--- TASK DATA ---

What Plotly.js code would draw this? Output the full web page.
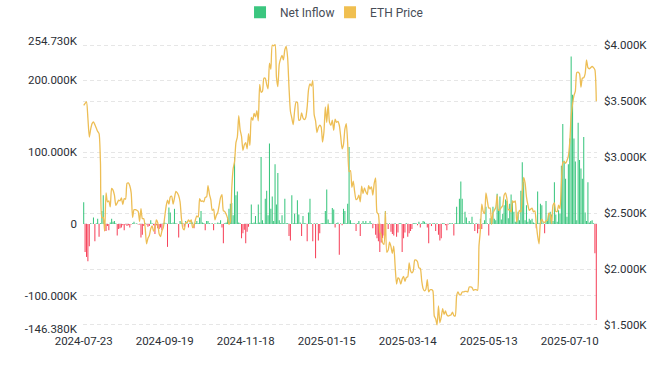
<!DOCTYPE html>
<html><head><meta charset="utf-8">
<script src="https://cdn.plot.ly/plotly-3.0.1.min.js"></script>
<style>html,body{margin:0;padding:0;background:#fff}#chart{width:670px;height:380px}</style>
</head><body><div id="chart"></div>
<script>
const startDate = '2024-07-23';
const skippedDates = ['2024-10-05', '2024-11-02', '2025-04-01', '2025-04-26'];

// Net inflow, thousands of ETH, one value per category (day)
const netInflowK = [
  30, -39, -46, -52, -31, 1, 0, 9, -24, 1,
  7, -18, 1, 18, 40, -10, -10, -3, -9, 2,
  7, 3, 4, 1, -16, -7, -6, -5, -2, -9,
  -1, -3, -2, -5, -1, 1, 3, 0, 1, -1,
  -1, -19, -15, -3, 1, -1, -4, -3, 5, 1,
  -2, -14, -2, -6, -7, -5, -9, 1, 2, 1,
  -32, 23, 16, 1, 2, 21, 1, 0, -19, 4,
  2, 1, -4, 4, 1, -5, 1, 4, 2, -6,
  1, 4, 1, 9, 18, 2, 1, -9, 4, 4,
  1, 0, 1, -9, 1, 0, 2, 1, 5, -5,
  -27, 1, 2, 8, 21, 28, 29, 12, 93, 40,
  45, 2, 1, -20, -13, -8, -27, -11, -4, 1,
  27, 1, 2, 11, 1, 27, 2, 93, 5, 1,
  35, 46, 12, 112, 21, 38, 4, 83, 27, 71,
  5, 1, 12, 1, 35, 1, 1, -17, -23, 40,
  1, 14, 1, 33, 13, 2, -17, 11, 1, 1,
  -24, 16, 35, 1, -24, 1, -48, 1, -23, -13,
  1, 1, 1, 18, 48, 6, 1, 1, 22, 20,
  -5, 1, 2, -43, 1, -2, 21, 18, 1, 28,
  107, 5, 1, 1, 1, -10, 1, 4, -17, 1,
  4, 1, 4, 1, 1, 4, 1, -6, -1, -15,
  -20, -24, -39, -26, -20, -16, 18, 1, -7, 1,
  -11, -14, -16, 1, -18, -12, 1, 1, -39, -20,
  -12, 1, -18, -13, -10, -7, 1, 1, 1, -2,
  3, -5, 1, 4, 3, 1, -5, -27, 1, -3,
  1, 1, -10, 1, -15, -23, -20, 1, 1, -2,
  -9, -1, 1, 1, 1, -16, 1, 24, 1, 35,
  59, 35, 1, 17, 9, 1, 4, 1, 10, 1,
  -10, 1, -13, -7, 7, -7, 1, 5, 24, 1,
  -16, 8, 3, 24, 7, 5, 42, 20, 38, 6,
  14, 26, 34, 32, 8, 28, 41, 31, 17, 3,
  4, 17, 5, 46, 86, 59, 5, 26, 3, 7,
  5, 7, 2, 1, -6, 45, 1, 28, 26, 1,
  -13, 32, 5, 13, 17, 13, 4, 58, 13, 3,
  19, 14, 81, 139, 88, 63, 10, 83, 119, 233,
  180, 119, 87, 5, 141, 89, 77, 63, 121, 16,
  4, 58, 2, 4, 5, 1, -41, -134
];

// ETH price, USD, one value per category (day)
const ethPrice = [
  3463, 3480, 3493, 3350, 3180, 3250, 3300, 3314, 3290, 3260,
  3230, 3210, 2950, 2460, 2460, 2340, 2680, 2600, 2610, 2555,
  2720, 2705, 2660, 2570, 2590, 2615, 2610, 2635, 2575, 2630,
  2625, 2765, 2770, 2745, 2680, 2460, 2530, 2530, 2525, 2515,
  2425, 2540, 2450, 2450, 2370, 2225, 2275, 2300, 2360, 2385,
  2340, 2360, 2440, 2415, 2315, 2290, 2340, 2370, 2465, 2560,
  2615, 2580, 2645, 2650, 2580, 2635, 2695, 2680, 2655, 2600,
  2450, 2365, 2350, 2415, 2415, 2440, 2420, 2440, 2370, 2385,
  2440, 2475, 2465, 2630, 2605, 2610, 2600, 2640, 2645, 2745,
  2670, 2620, 2525, 2535, 2440, 2480, 2505, 2570, 2640, 2665,
  2520, 2515, 2490, 2455, 2400, 2420, 2720, 2895, 2960, 3130,
  3180, 3370, 3245, 3185, 3060, 3110, 3130, 3075, 3210, 3105,
  3355, 3330, 3390, 3360, 3415, 3325, 3650, 3580, 3590, 3705,
  3705, 3650, 3610, 3840, 3785, 4000, 3995, 4005, 3715, 3630,
  3830, 3880, 3910, 3870, 3960, 3990, 3890, 3620, 3410, 3350,
  3290, 3415, 3490, 3490, 3330, 3335, 3395, 3350, 3335, 3355,
  3450, 3605, 3655, 3635, 3685, 3380, 3325, 3220, 3265, 3285,
  3270, 3135, 3225, 3450, 3310, 3475, 3310, 3285, 3330, 3240,
  3340, 3310, 3320, 3285, 3185, 3075, 3115, 3250, 3300, 3125,
  2870, 2880, 2730, 2785, 2690, 2620, 2630, 2660, 2600, 2740,
  2675, 2725, 2690, 2665, 2745, 2715, 2735, 2660, 2765, 2815,
  2505, 2490, 2330, 2305, 2235, 2220, 2515, 2150, 2170, 2240,
  2200, 2140, 2205, 2020, 1865, 1920, 1910, 1865, 1910, 1935,
  1890, 1925, 1930, 2055, 1985, 1965, 1985, 2080, 2080, 2065,
  2010, 2005, 1895, 1825, 1805, 1820, 1905, 1795, 1815, 1815,
  1805, 1580, 1555, 1500, 1670, 1520, 1570, 1645, 1595, 1625,
  1590, 1580, 1585, 1590, 1615, 1585, 1580, 1760, 1795, 1770,
  1770, 1795, 1795, 1800, 1800, 1795, 1840, 1840, 1835, 1810,
  1815, 1815, 1810, 2205, 2345, 2580, 2515, 2495, 2680, 2610,
  2545, 2545, 2400, 2500, 2525, 2550, 2660, 2525, 2530, 2550,
  2565, 2660, 2680, 2630, 2530, 2530, 2510, 2610, 2595, 2610,
  2420, 2480, 2525, 2510, 2685, 2820, 2770, 2645, 2575, 2525,
  2535, 2545, 2510, 2520, 2405, 2295, 2225, 2415, 2445, 2420,
  2415, 2430, 2435, 2500, 2485, 2405, 2570, 2590, 2515, 2515,
  2570, 2540, 2770, 2950, 2960, 2945, 2970, 3010, 3135, 3370,
  3475, 3550, 3590, 3755, 3760, 3745, 3625, 3705, 3710, 3745,
  3870, 3800, 3790, 3800, 3810, 3800, 3780, 3500
];

const xTickDates = ['2024-07-23', '2024-09-19', '2024-11-18', '2025-01-15', '2025-03-14', '2025-05-13', '2025-07-10'];
const leftTickVals = [-146.38, -100, 0, 100, 200, 254.73];
const leftTickText = ['-146.380K', '-100.000K', '0', '100.000K', '200.000K', '254.730K'];
const rightTickVals = [1500, 2000, 2500, 3000, 3500, 4000];
const rightTickText = ['$1.500K', '$2.000K', '$2.500K', '$3.000K', '$3.500K', '$4.000K'];
const leftRange = [-146.38, 254.73];
const rightRange = [1464, 4038];

const GREEN = '#3BC67F', RED = '#F6465D', GOLD = '#EDBE55';

const dates = [];
const cur = new Date(startDate + 'T00:00:00Z');
while (dates.length < netInflowK.length) {
  const s = cur.toISOString().slice(0, 10);
  if (!skippedDates.includes(s)) dates.push(s);
  cur.setUTCDate(cur.getUTCDate() + 1);
}

const font = {family: 'Roboto, "Noto Sans", sans-serif', size: 11.5, color: '#2B2F36'};

const traces = [
  {
    type: 'bar', name: 'Net Inflow', x: dates, y: netInflowK, yaxis: 'y',
    marker: {color: netInflowK.map(v => v >= 0 ? GREEN : RED), line: {width: 0}},
    width: 0.75, hoverinfo: 'skip', legend: 'legend'
  },
  {
    type: 'scatter', mode: 'lines', name: 'ETH Price', x: dates, y: ethPrice, yaxis: 'y2',
    line: {color: GOLD, width: 1.3, shape: 'spline', smoothing: 0.6},
    showlegend: false, hoverinfo: 'skip'
  },
  {
    type: 'bar', name: 'ETH Price', x: [dates[0]], y: [null], yaxis: 'y2',
    marker: {color: '#F0BF50'}, hoverinfo: 'skip', legend: 'legend2', showlegend: true
  }
];

const grid = {gridcolor: '#E6E6E6', griddash: '4px,3px', gridwidth: 1};
const legendFont = {family: font.family, size: 12, color: '#474D57'};

const layout = {
  width: 670, height: 380,
  margin: {l: 83, r: 73, t: 41, b: 51, autoexpand: false},
  paper_bgcolor: '#fff', plot_bgcolor: '#fff',
  barmode: 'overlay', bargap: 0.25,
  font: font,
  showlegend: true,
  legend: {orientation: 'h', x: 0.3055, xanchor: 'left', y: 1.1, yanchor: 'middle',
           font: legendFont, itemwidth: 30, bgcolor: 'rgba(0,0,0,0)'},
  legend2: {orientation: 'h', x: 0.4806, xanchor: 'left', y: 1.1, yanchor: 'middle',
            font: legendFont, itemwidth: 30, bgcolor: 'rgba(0,0,0,0)'},
  xaxis: {
    type: 'category', range: [-0.5, dates.length - 0.5],
    tickmode: 'array', tickvals: xTickDates, ticktext: xTickDates,
    showgrid: false, zeroline: false, showline: false, ticks: '',
    tickfont: font, ticklabelstandoff: 3, fixedrange: true
  },
  yaxis: Object.assign({
    range: leftRange, tickmode: 'array', tickvals: leftTickVals, ticktext: leftTickText,
    zeroline: false, showline: false, ticks: '', tickfont: font, ticklabelstandoff: 5
  }, grid),
  yaxis2: Object.assign({
    overlaying: 'y', side: 'right',
    range: rightRange, tickmode: 'array', tickvals: rightTickVals, ticktext: rightTickText,
    zeroline: false, showline: false, ticks: '', tickfont: font, ticklabelstandoff: 6
  }, grid)
};

Plotly.newPlot('chart', traces, layout, {displayModeBar: false, staticPlot: true});
</script>
</body></html>
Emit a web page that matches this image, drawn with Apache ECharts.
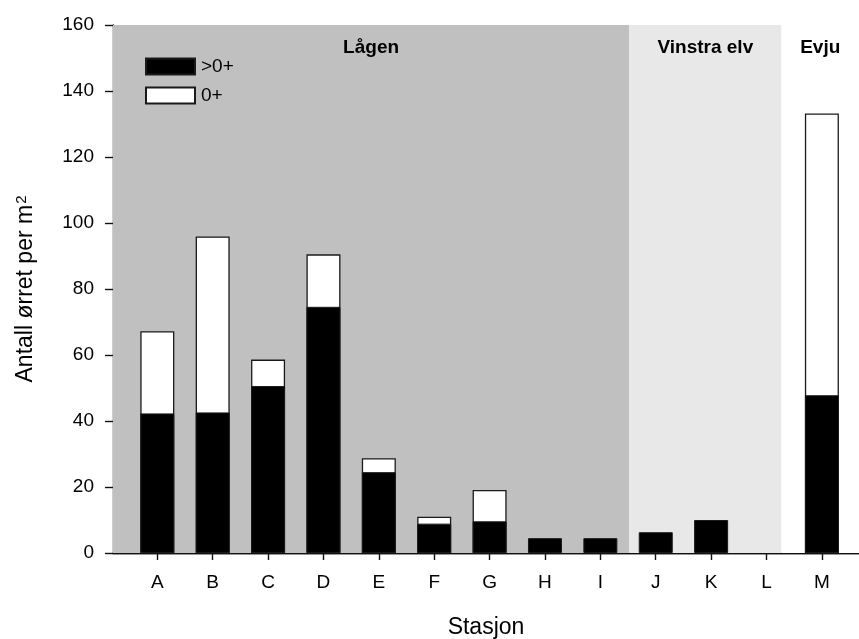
<!DOCTYPE html>
<html>
<head>
<meta charset="utf-8">
<script src="https://cdn.jsdelivr.net/npm/echarts@6/dist/echarts.min.js"></script>
<style>
  html, body { margin: 0; padding: 0; background: #fff; }
  #chart { width: 859px; height: 639px; }
</style>
</head>
<body>
<div id="chart"></div>
<script>
// Stations and trout densities (fish per m²)
const stations = ['A', 'B', 'C', 'D', 'E', 'F', 'G', 'H', 'I', 'J', 'K', 'L', 'M'];
const olderFish = [42.3, 42.6, 50.6, 74.6, 24.5, 8.9, 9.6, 4.5, 4.5, 6.3, 10.0, 0, 47.8];   // >0+
const fryFish   = [24.9, 53.3, 8.0, 15.9, 4.2, 2.1, 9.5, 0, 0, 0, 0, 0, 85.4];             // 0+
const yTicks = [0, 20, 40, 60, 80, 100, 120, 140, 160];

// River sections along the station axis (station positions are 1..13)
const sections = [
  { name: 'Lågen',       from: 0.2,   to: 9.52,  color: '#c0c0c0' },
  { name: 'Vinstra elv', from: 9.52,  to: 12.27, color: '#e8e8e8' },
  { name: 'Evju',        from: 12.27, to: 13.67, color: '#ffffff' }
];

const positions = stations.map((_, i) => i + 1);
const font = 'Liberation Sans, Arial, sans-serif';

// The 0+ part sits on top of the >0+ part: draw the full column in white,
// then the >0+ column in black over its lower portion.
const totalData = positions.map((p, i) =>
  fryFish[i] > 0 ? [p, +(olderFish[i] + fryFish[i]).toFixed(2)] : [p, null]);
const olderData = positions.map((p, i) =>
  olderFish[i] > 0 ? [p, olderFish[i]] : [p, null]);

const chart = echarts.init(document.getElementById('chart'), null, { renderer: 'canvas' });

chart.setOption({
  animation: false,
  backgroundColor: '#fff',
  textStyle: { fontFamily: font, color: '#000' },
  grid: { left: 113, right: 0, top: 25, bottom: 86, containLabel: false, outerBoundsMode: 'none' },
  legend: {
    orient: 'vertical',
    left: 140, top: 52,
    itemWidth: 49, itemHeight: 16, itemGap: 10,
    icon: 'rect',
    textStyle: { fontSize: 19, fontFamily: font, color: '#000', padding: [0, 0, 0, 1] },
    data: ['>0+', '0+']
  },
  xAxis: [{
    type: 'value',
    min: 0.2, max: 13.67,
    name: 'Stasjon',
    nameLocation: 'middle',
    nameGap: 63,
    nameTextStyle: { fontSize: 23, fontFamily: font, color: '#000', verticalAlign: 'top' },
    axisLine: { show: true, onZero: false, lineStyle: { color: '#111', width: 1.4 } },
    axisTick: { show: true, length: 7, customValues: positions, lineStyle: { color: '#111', width: 1.4 } },
    axisLabel: {
      customValues: positions,
      formatter: v => stations[Math.round(v) - 1] || '',
      fontSize: 19, color: '#000', fontFamily: font, margin: 20
    },
    splitLine: { show: false }
  }, {
    type: 'value',
    position: 'top',
    min: 0.2, max: 13.67,
    axisLine: { show: true, lineStyle: { color: '#111', width: 1.4 } },
    axisTick: { show: false },
    axisLabel: { show: false },
    splitLine: { show: false }
  }],
  yAxis: {
    type: 'value',
    min: 0, max: 160, interval: 20,
    name: 'Antall ørret per m{sup|2}',
    nameLocation: 'middle',
    nameGap: 75,
    nameRotate: 90,
    nameTextStyle: {
      fontSize: 23, fontFamily: font, color: '#000',
      rich: { sup: { fontSize: 15, verticalAlign: 'top', fontFamily: font, color: '#000', padding: [0, 0, 9, 1] } }
    },
    axisLine: { show: true, lineStyle: { color: '#111', width: 1.4 } },
    axisTick: { show: true, length: 8, lineStyle: { color: '#111', width: 1.4 } },
    axisLabel: {
      fontSize: 19, color: '#000', fontFamily: font, margin: 19,
      customValues: yTicks
    },
    splitLine: { show: false }
  },
  series: [{
    name: '0+',
    type: 'bar',
    barWidth: 34,
    itemStyle: { color: '#fff', borderColor: '#1a1a1a', borderWidth: 1.3 },
    data: totalData,
    markArea: {
      silent: true,
      itemStyle: { borderWidth: 0 },
      label: {
        position: 'insideTop', distance: 13,
        fontSize: 19, fontWeight: 'bold', color: '#000', fontFamily: font
      },
      data: sections.map(s => [
        { name: s.name, xAxis: s.from, yAxis: 0, itemStyle: { color: s.color, opacity: 1 } },
        { xAxis: s.to, yAxis: 160 }
      ])
    },
    z: 2
  }, {
    name: '>0+',
    type: 'bar',
    barWidth: 34,
    barGap: '-100%',
    itemStyle: { color: '#000', borderColor: '#1a1a1a', borderWidth: 1 },
    data: olderData,
    z: 3
  }]
});
</script>
</body>
</html>
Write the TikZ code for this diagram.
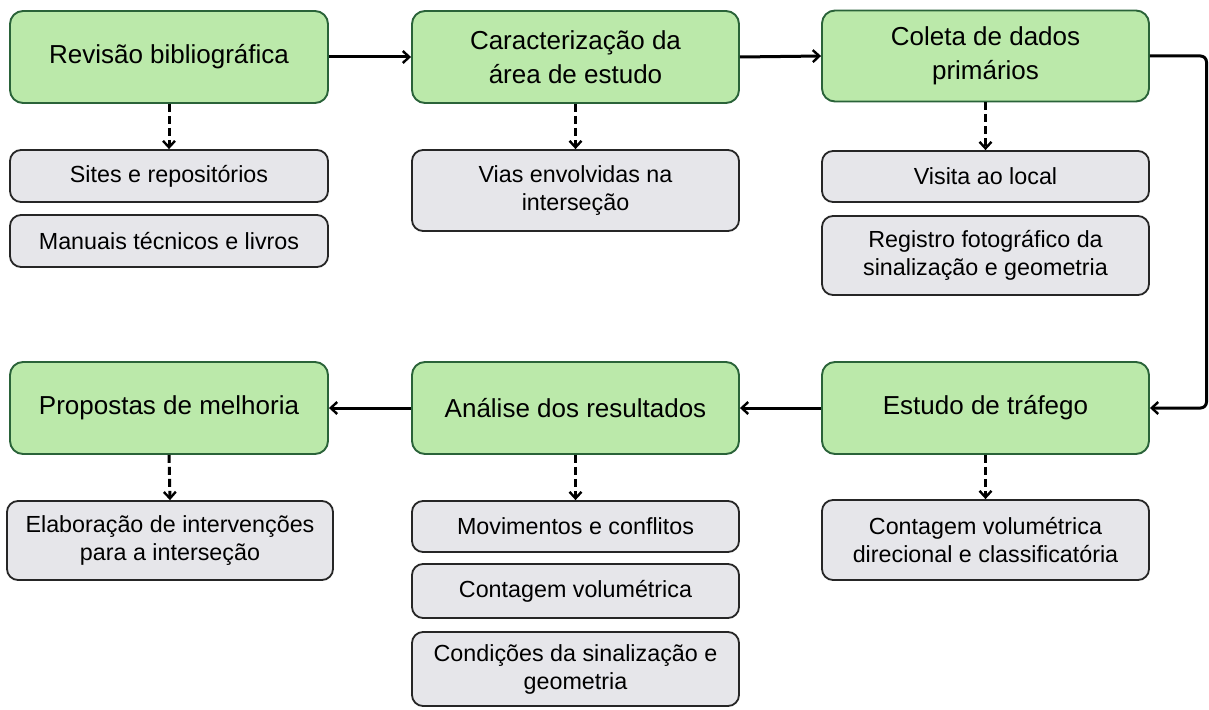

---

• [INSTRUCTIONS FOR THE TASK] Please transcribe, word for word, every line from the first line of the records above through the line containing "['2024-10-05', '2024-11-02', '2025-04-01', '2025-04-26'];", and leave out any pictures.

• [COMPLETE ANSWER]
What Plotly.js code would draw this? Output the full web page.
<!DOCTYPE html>
<html><head><meta charset="utf-8">
<script src="https://cdn.plot.ly/plotly-3.0.1.min.js"></script>
<style>html,body{margin:0;padding:0;background:#fff}#chart{width:670px;height:380px}</style>
</head><body><div id="chart"></div>
<script>
const startDate = '2024-07-23';
const skippedDates = ['2024-10-05', '2024-11-02', '2025-04-01', '2025-04-26'];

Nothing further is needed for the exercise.